Messner et al was a creatively-driven agency that spun off from the great Carl Ally agency. The principals were not silver-spoon, country club guys. They created advertising that was tough and hard-hitting—helping primarily challenger brands punch above their weight.
Messner, a street-fighting agency, realized that they were losing new business pitches to the plaid-panted old school Madison Avenue agencies. So much business was transacted on the golf course. And at Messner, none of the partners played golf.
So, being street-fighters, they had a solution. They went up to a mini-golf course in Pelham Bay in the ramshackle Bronx and created their own golf tournament—an agency/client affair. Here’s how “The New York Times” covered the vaunted competition:
''It's a tough, competitive, awful business,'' [Schmetterer] snarled. ''If we're not golfing with the clients, someone else will be.'' Thus was born the Turtle Cove Miniature Golf Pro-Am, sponsored by the agency and held Thursday on a truly dilapidated course in the Bronx's Pelham Park. One didn't need to read the specially printed T-shirts to know where one wasn't. ''What'd you expect, Pebble Beach?'' they read.
"The greens - composed of threadbare carpeting - are pockmarked with cigarette burns. Graffiti are everywhere. Water holes don't have water because garbage would rot in them, and on Turtle Cove's signature hole -No. 4, where you roll the ball under a turtle -the reptile's head is missing. Explosions from the Police Department's adjoining bomb disposal range tend to throw off golfers' strokes."
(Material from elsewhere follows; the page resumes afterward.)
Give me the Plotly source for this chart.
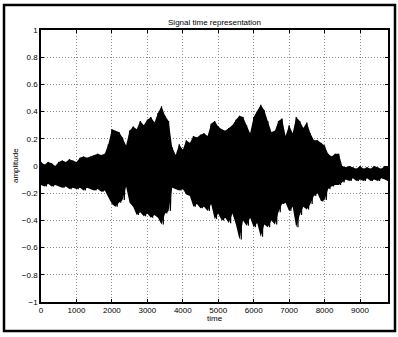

You can read the entire piece on the agency and the tourney here.
I bring this up because I’ve always—in a Manichean way—divided agencies into two groups. 1) The agencies that exist because they do superior creative. And 2) The agencies that exist because they play superior golf.
Right now, there’s a lot of discussion about the incipient retirement of one or two of the heads of one or two of the major advertising holding companies. My friend, Rich Siegel—a stellar creative and even-more-stellar satirist is throwing his hat in the ring. He claims he wants to be the next CEO of the whole ball of wax. See his blog here.
Dozens of Rich's friends are jumping on the bandwagon, piling onto the joke.
But let's take it seriously for a moment.
When all the bullshit is done, lord willing, when all the neo-scientific blather comes crashing down on itself, when marketers realize that "programmatic" is still emailing baldness cures to the hirsute, maybe someday people will realize that the real competitive edge marketers have is better creative.
Think of the world's most-successful brands.
Most of them make successful commercials.
Not always.
But often.
So what would be wrong if a holding company were headed by a creative? What would be wrong if a holding company doubled-down on great work?
In other words: Why not Rich Siegel? Why not now?